Healthcare Wayfinding Assistant
A multimodal assistant that reads hospital registration slips, understands spoken queries, and provides natural-language wayfinding—built with OCR, YOLO + OpenCV, RAG, and on-device ASR/TTS.
Project Overview
The Challenge
Hospitals are complex; visitors often arrive with only a printed registration slip and questions like “How do I get to Clinic B?”. Traditional kiosks don’t parse slips, understand speech, or adapt instructions.
The Solution
An end-to-end pipeline that detects and parses slips, extracts clinic/location data with OCR, retrieves route info via RAG over a clinic knowledge base, and converses through on-device ASR/TTS.
Outcomes
- 95% clinic extraction accuracy on held-out samples.

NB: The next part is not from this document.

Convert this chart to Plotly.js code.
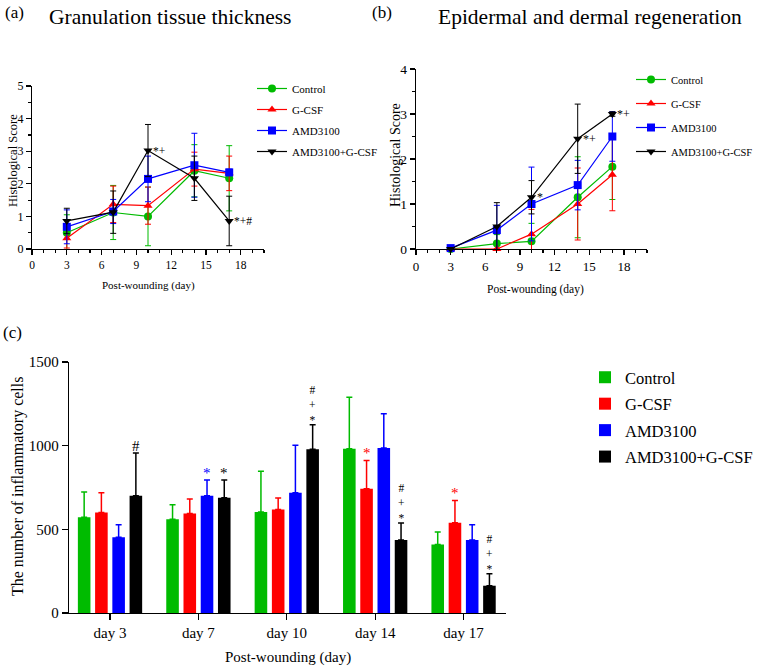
<!DOCTYPE html>
<html>
<head>
<meta charset="utf-8">
<script src="https://cdn.plot.ly/plotly-3.0.1.min.js"></script>
<style>html,body{margin:0;padding:0;background:#fff;}#chart{width:758px;height:668px;}</style>
</head>
<body>
<div id="chart"></div>
<script>
// ---------- data ----------
const groups = ['Control', 'G-CSF', 'AMD3100', 'AMD3100+G-CSF'];
const days = [3, 7, 10, 14, 17];
const dayLabels = ['day 3', 'day 7', 'day 10', 'day 14', 'day 17'];

// (a) Granulation tissue thickness
const gttControl = [0.50, 1.12, 1.00, 2.40, 2.17];
const gttControlErr = [0.55, 0.83, 0.90, 0.80, 1.00];
const gttGcsf = [0.33, 1.37, 1.33, 2.45, 2.32];
const gttGcsfErr = [0.30, 0.56, 0.57, 0.52, 0.53];
const gttAmd = [0.68, 1.15, 2.15, 2.57, 2.35];
const gttAmdErr = [0.52, 0.37, 0.70, 0.98, 0.10];
const gttCombo = [0.86, 1.13, 3.02, 2.17, 0.86];
const gttComboErr = [0.39, 0.65, 0.80, 0.68, 0.76];
const gttComboSig = ['', '', '*+', '', '*+#'];

// (b) Epidermal and dermal regeneration
const edrControl = [0.00, 0.12, 0.17, 1.15, 1.83];
const edrControlErr = [0.00, 0.20, 0.40, 0.90, 0.73];
const edrGcsf = [0.00, 0.00, 0.33, 1.00, 1.65];
const edrGcsfErr = [0.00, 0.00, 0.55, 0.80, 0.80];
const edrAmd = [0.02, 0.42, 1.00, 1.42, 2.50];
const edrAmdErr = [0.00, 0.55, 0.82, 0.55, 0.55];
const edrCombo = [0.00, 0.50, 1.15, 2.45, 3.00];
const edrComboErr = [0.00, 0.53, 0.37, 0.77, 0.05];
const edrComboSig = ['', '', '*', '*+', '*+'];

// (c) number of inflammatory cells
const infControl = [572, 560, 603, 982, 410];
const infControlErr = [151, 87, 244, 307, 74];
const infGcsf = [601, 594, 618, 743, 540];
const infGcsfErr = [118, 87, 69, 169, 133];
const infAmd = [452, 701, 719, 986, 436];
const infAmdErr = [76, 94, 284, 205, 92];
const infCombo = [701, 689, 978, 436, 163];
const infComboErr = [255, 106, 147, 102, 72];
const infSig = [
  ['', '', '', '', ''],
  ['', '', '', '*', '*'],
  ['', '*', '', '', ''],
  ['#', '*', '*+#', '*+#', '*+#']
];

// ---------- style ----------
const colors = ['#00bb00', '#ff0000', '#0000ff', '#000000'];
const symbols = ['circle', 'triangle-up', 'square', 'triangle-down'];
const FONT = 'Liberation Serif';
const W = 758, H = 668;
const px = v => v / W;
const py = v => 1 - v / H;

const traces = [];
const gtt = [[gttControl, gttControlErr], [gttGcsf, gttGcsfErr], [gttAmd, gttAmdErr], [gttCombo, gttComboErr]];
const edr = [[edrControl, edrControlErr], [edrGcsf, edrGcsfErr], [edrAmd, edrAmdErr], [edrCombo, edrComboErr]];
const inf = [[infControl, infControlErr], [infGcsf, infGcsfErr], [infAmd, infAmdErr], [infCombo, infComboErr]];

function lineTrace(g, vals, errs, xa, ya, leg) {
  return {
    type: 'scatter', mode: 'lines+markers', name: groups[g],
    x: days, y: vals, xaxis: xa, yaxis: ya, legend: leg, legendgroup: leg + g,
    cliponaxis: false,
    line: {color: colors[g], width: 1.2},
    marker: {color: colors[g], symbol: symbols[g], size: 8},
    error_y: {type: 'data', array: errs, visible: true, color: colors[g], thickness: 1, width: 3}
  };
}
gtt.forEach((d, g) => traces.push(lineTrace(g, d[0], d[1], 'x', 'y', 'legend')));
edr.forEach((d, g) => traces.push(lineTrace(g, d[0], d[1], 'x2', 'y2', 'legend2')));

const BARGAP = 0.22;
inf.forEach((d, g) => traces.push({
  type: 'bar', name: groups[g], x: dayLabels, y: d[0], xaxis: 'x3', yaxis: 'y3',
  legend: 'legend3', legendgroup: 'c' + g,
  marker: {color: colors[g], line: {width: 0}},
  error_y: {type: 'data', symmetric: false, array: d[1], arrayminus: d[1].map(() => 0),
            color: colors[g], thickness: 1.5, width: 3}
}));

// ---------- annotations ----------
const ann = [];
function txt(x, y, text, size, extra) {
  ann.push(Object.assign({xref: 'paper', yref: 'paper', x: px(x), y: py(y), text: text, showarrow: false,
    xanchor: 'center', yanchor: 'middle',
    font: {family: FONT, size: size, color: '#000'}}, extra || {}));
}
txt(3, 12, '(a)', 17, {xanchor: 'left'});
txt(170, 17, 'Granulation tissue thickness', 21.5);
txt(370, 12, '(b)', 17, {xanchor: 'left'});
txt(590, 17, 'Epidermal and dermal regeneration', 21.5);
txt(1, 332, '(c)', 17, {xanchor: 'left'});
// axis titles
txt(13, 161, 'Histological Score', 12.5, {textangle: -90});
txt(148, 285, 'Post-wounding (day)', 11);
txt(396, 155, 'Histological Score', 14, {textangle: -90});
txt(535, 289, 'Post-wounding (day)', 11.5);
txt(18, 487, 'The number of inflammatory cells', 16, {textangle: -90});
txt(288, 657, 'Post-wounding (day)', 15);

gttComboSig.forEach((s, i) => { if (s) ann.push({xref: 'x', yref: 'y', x: days[i], y: gttCombo[i], text: s,
  showarrow: false, xanchor: 'left', xshift: 3, font: {family: FONT, size: 11.5, color: '#000'}}); });
edrComboSig.forEach((s, i) => { if (s) ann.push({xref: 'x2', yref: 'y2', x: days[i], y: edrCombo[i], text: s,
  showarrow: false, xanchor: 'left', xshift: 3, font: {family: FONT, size: 12, color: '#000'}}); });

// significance marks above bars: stacked bottom-to-top as listed
const slot = (1 - BARGAP) / groups.length;
infSig.forEach((row, g) => row.forEach((s, i) => {
  if (!s) return;
  const top = inf[g][0][i] + inf[g][1][i];
  ann.push({
    xref: 'x3', yref: 'y3', x: i + (g - 1.5) * slot, y: top,
    text: s.split('').reverse().join('<br>'), showarrow: false,
    yanchor: 'bottom', yshift: -2, borderpad: 0,
    font: {family: FONT, size: s.length > 1 ? 11.5 : 15, color: g === 3 ? '#000' : colors[g]}
  });
}));

// ---------- axes ----------
const axBase = {
  showline: true, linecolor: '#000', linewidth: 1.2, showgrid: false, zeroline: false,
  ticks: 'outside', ticklen: 5, tickcolor: '#000', tickwidth: 1.2,
  tickfont: {family: FONT, size: 12, color: '#000'}
};
const minorX = {dtick: 1, ticklen: 3, tickcolor: '#000', ticks: 'outside'};
const minorY = {dtick: 0.5, ticklen: 3, tickcolor: '#000', ticks: 'outside'};
const tf = s => ({family: FONT, size: s, color: '#000'});
const layout = {
  width: W, height: H, margin: {l: 0, r: 0, t: 0, b: 0},
  paper_bgcolor: '#fff', plot_bgcolor: '#fff', showlegend: true,
  font: {family: FONT, color: '#000'},
  barmode: 'group', bargap: BARGAP, bargroupgap: 0.27,
  xaxis: Object.assign({}, axBase, {domain: [px(32), px(264)], range: [0, 20], anchor: 'y',
    tickvals: [0, 3, 6, 9, 12, 15, 18], minor: minorX, tickfont: tf(11.5)}),
  yaxis: Object.assign({}, axBase, {domain: [py(249), py(86)], range: [0, 5], anchor: 'x', dtick: 1,
    minor: minorY, tickfont: tf(12)}),
  xaxis2: Object.assign({}, axBase, {domain: [px(416), px(647)], range: [0, 20], anchor: 'y2',
    tickvals: [0, 3, 6, 9, 12, 15, 18], minor: minorX, tickfont: tf(13)}),
  yaxis2: Object.assign({}, axBase, {domain: [py(249), py(69)], range: [0, 4], anchor: 'x2', dtick: 1,
    minor: minorY, tickfont: tf(13.5)}),
  xaxis3: Object.assign({}, axBase, {domain: [px(69), px(506)], range: [-0.464, 4.48], anchor: 'y3',
    type: 'category', ticklen: 6, tickfont: tf(15)}),
  yaxis3: Object.assign({}, axBase, {domain: [py(613), py(362)], range: [0, 1500], anchor: 'x3',
    tickvals: [0, 500, 1000, 1500], ticklen: 6, tickfont: tf(15)}),
  legend: {x: px(252), y: py(74), xanchor: 'left', yanchor: 'top', bgcolor: 'rgba(0,0,0,0)',
    font: tf(11), tracegroupgap: 2},
  legend2: {x: 1, y: py(65), xanchor: 'right', yanchor: 'top', bgcolor: 'rgba(0,0,0,0)',
    font: tf(10.5), tracegroupgap: 5},
  legend3: {x: 1, y: py(360), xanchor: 'right', yanchor: 'top', bgcolor: 'rgba(0,0,0,0)',
    font: tf(16.5), tracegroupgap: 2},
  annotations: ann
};

Plotly.newPlot('chart', traces, layout, {displayModeBar: false, staticPlot: true});
</script>
</body>
</html>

- ~40% reduction in average navigation time from kiosk to clinic.
- Edge-ready inference path for kiosk deployment (no images required here).
Key Features
Slip Understanding (CV + OCR)
YOLO for slip detection, OpenCV for post-processing, and OCR to extract clinic/department with high accuracy.
Conversational Wayfinding
Whisper ASR + Piper TTS with an LLM (LLaMA-3) to answer questions and guide users step-by-step.
RAG
Chroma vector DB indexes clinic records, maps, and FAQs; retrieval augments the LLM for precise directions.
Edge-Ready Deployment
Dockerized services with lightweight models and offline fallbacks for kiosk or Pi-class devices.
Technology Stack
- Python
- OpenCV
- OCR (Tesseract/Equivalent)
- YOLO
- LLM (LLaMA-3)
- Whisper ASR
- Piper TTS
- RAG
- ChromaDB
- FastAPI
- Docker
Project Timeline
Phase 1: Data & Pipeline
Curated slip samples; trained slip detector; built OCR + post-processing to normalize clinic names.
Phase 2: Knowledge Base & RAG
Ingested clinic records, maps, and FAQs into Chroma; wired retrieval to augment LLM responses.
Phase 3: Conversational Loop
Integrated Whisper ASR and Piper TTS; built dialog flows for clarifications and stepwise guidance.
Phase 4: Edge Packaging
Dockerized services; reduced model footprints; added offline fallbacks and health checks.